El Mictlán no es un simple concepto de inframundo en el imaginario prehispánico de México; es un vasto reino de nueve estratos que compone el viaje post mortem, una odisea de las almas que marca el tránsito final de los mortales. Aquí, en las profundidades de la mitología nahua, cada nivel es una página de un poema épico sobre la vida después de la muerte, donde cada alma, independientemente de su estatus en la vida, emprende su peregrinación más crucial.
El viaje comienza en Tlaquetzallah y se adentra a través de desafíos que son tan metafóricos como espirituales, hasta llegar al último nivel, Chiconahualoyan, donde las almas encuentran descanso en un etéreo velo de niebla. En este recorrido, las almas no están solas; son acompañadas por un xoloitzcuintle, un can guía, representante de la fidelidad y la esperanza, que les ayuda a atravesar las aguas turbulentas de Chiconahuapan.
Los sabios y nahuales contaban que podían vislumbrar este viaje y, en algunos casos, transitar estos umbrales. Este conocimiento estaba envuelto en el misticismo de los ritos y las tradiciones que conectaban el mundo de los vivos con el de los muertos.
En la última etapa, tras un viaje de cuatro años y superadas las pruebas de los ocho niveles anteriores, las almas se encontraban ante Mictlantecuhtli y Mictecacíhuatl, los señores de la muerte. Ahí, en la contemplación final, las almas se fundían en el Mictlán, su última morada, en un estado de paz perpetua.

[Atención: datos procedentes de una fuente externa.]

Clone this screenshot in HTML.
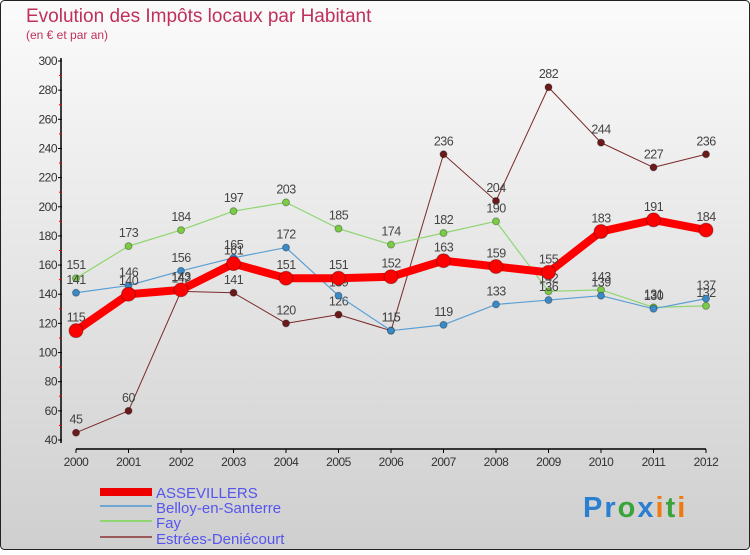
<!DOCTYPE html>
<html><head><meta charset="utf-8"><style>
body{margin:0;width:750px;height:550px;overflow:hidden;font-family:"Liberation Sans",sans-serif}
svg text{font-family:"Liberation Sans",sans-serif}
</style></head><body>
<svg id="c" width="750" height="550">
<defs><linearGradient id="bg" x1="0" y1="0" x2="0" y2="1"><stop offset="0" stop-color="#fbfbfb"/><stop offset="1" stop-color="#cfcfcf"/></linearGradient></defs>
<rect x="0.5" y="0.5" width="749" height="549" rx="4" fill="url(#bg)" stroke="#222"/>
<text x="26" y="22" font-size="19" fill="#c0305a">Evolution des Impôts locaux par Habitant</text>
<text x="26" y="39" font-size="12" fill="#c0305a">(en € et par an)</text>
<g id="axes"></g><g id="series"></g>
<g>
<rect x="100" y="488" width="52" height="8" fill="#e00"/>
<text x="156" y="498" font-size="15" fill="#5555ee">ASSEVILLERS</text>
<rect x="100" y="505" width="52" height="2" fill="#6fa7d4"/>
<text x="156" y="513" font-size="15" fill="#5555ee">Belloy-en-Santerre</text>
<rect x="100" y="520" width="52" height="2" fill="#8fd670"/>
<text x="156" y="528" font-size="15" fill="#5555ee">Fay</text>
<rect x="100" y="536" width="52" height="2" fill="#9a5a5a"/>
<text x="156" y="544" font-size="15" fill="#5555ee">Estrées-Deniécourt</text>
</g>
<text x="583" y="517" font-size="29" font-weight="bold" letter-spacing="2"><tspan fill="#2a7fd0">Pr</tspan><tspan fill="#3aa33a">o</tspan><tspan fill="#2a7fd0">x</tspan><tspan fill="#f07a10">i</tspan><tspan fill="#3aa33a">t</tspan><tspan fill="#f07a10">i</tspan></text>
</svg>
<script>
const years=["2000","2001","2002","2003","2004","2005","2006","2007","2008","2009","2010","2011","2012"];
const yTicks=[40,60,80,100,120,140,160,180,200,220,240,260,280,300];
const assevillers=[115,140,143,161,151,151,152,163,159,155,183,191,184];
const belloy=[141,146,156,165,172,139,115,119,133,136,139,130,137];
const fay=[151,173,184,197,203,185,174,182,190,142,143,131,132];
const estrees=[45,60,142,141,120,126,115,236,204,282,244,227,236];
const NS="http://www.w3.org/2000/svg";
const X=i=>76+i*52.5, Y=v=>440-(v-40)*(379/260);
function mk(t,a,p){const e=document.createElementNS(NS,t);for(const k in a)e.setAttribute(k,a[k]);p.appendChild(e);return e;}
const ax=document.getElementById('axes');
let l=mk('line',{x1:61,y1:58,x2:61,y2:443,stroke:'#000','stroke-width':1.5},ax);

l=mk('line',{x1:76,y1:449,x2:706,y2:449,stroke:'#000','stroke-width':1.5},ax);

yTicks.forEach((v,i)=>{mk('line',{x1:58,x2:62,y1:Y(v),y2:Y(v),stroke:'#000'},ax);
 if(i<yTicks.length-1)mk('line',{x1:59,x2:62,y1:Y(v+10),y2:Y(v+10),stroke:'#e00'},ax);
 const t=mk('text',{x:57,y:Y(v)+4,'font-size':12,'text-anchor':'end',fill:'#333','letter-spacing':'-0.5'},ax);t.textContent=v;
 });
years.forEach((y,i)=>{mk('line',{x1:X(i),x2:X(i),y1:449,y2:453,stroke:'#000'},ax);
 const t=mk('text',{x:X(i),y:466,'font-size':12,'text-anchor':'middle',fill:'#333','letter-spacing':'-0.5'},ax);t.textContent=y;
 });
const sg=document.getElementById('series');
function draw(name,data,col,w,r,pc){const g=mk('g',{},sg);
 
 const p=mk('polyline',{points:data.map((v,i)=>X(i)+','+Y(v)).join(' '),fill:'none',stroke:col,'stroke-width':w,'stroke-linejoin':'round'},g);
 
 data.forEach((v,i)=>{const c=mk('circle',{cx:X(i),cy:Y(v),r:r,fill:pc,stroke:'rgba(0,0,0,0.3)'},g);
  
  const t=mk('text',{x:X(i),y:Y(v)-9,'font-size':12.5,'text-anchor':'middle',fill:'#444','letter-spacing':'-0.5'},g);t.textContent=v;
  });}
draw('estrees',estrees,'#7a2a2a',1,3.5,'#6a1a1a');
draw('fay',fay,'#8fd670',1.2,3.5,'#7acc44');
draw('belloy',belloy,'#5a9fd4',1.2,3.5,'#3a8ac8');
draw('assevillers',assevillers,'#f00',8,7,'#f00');
</script>
</body></html>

Este fascinante viaje espiritual demuestra cómo las culturas prehispánicas entendían la muerte como una continuación de la vida, un espejo que reflejaba sus más profundos valores y creencias. Hoy en día, este legado se mantiene vivo en la celebración del Día de Muertos, una festividad que honra la memoria y el viaje espiritual de aquellos que nos han dejado.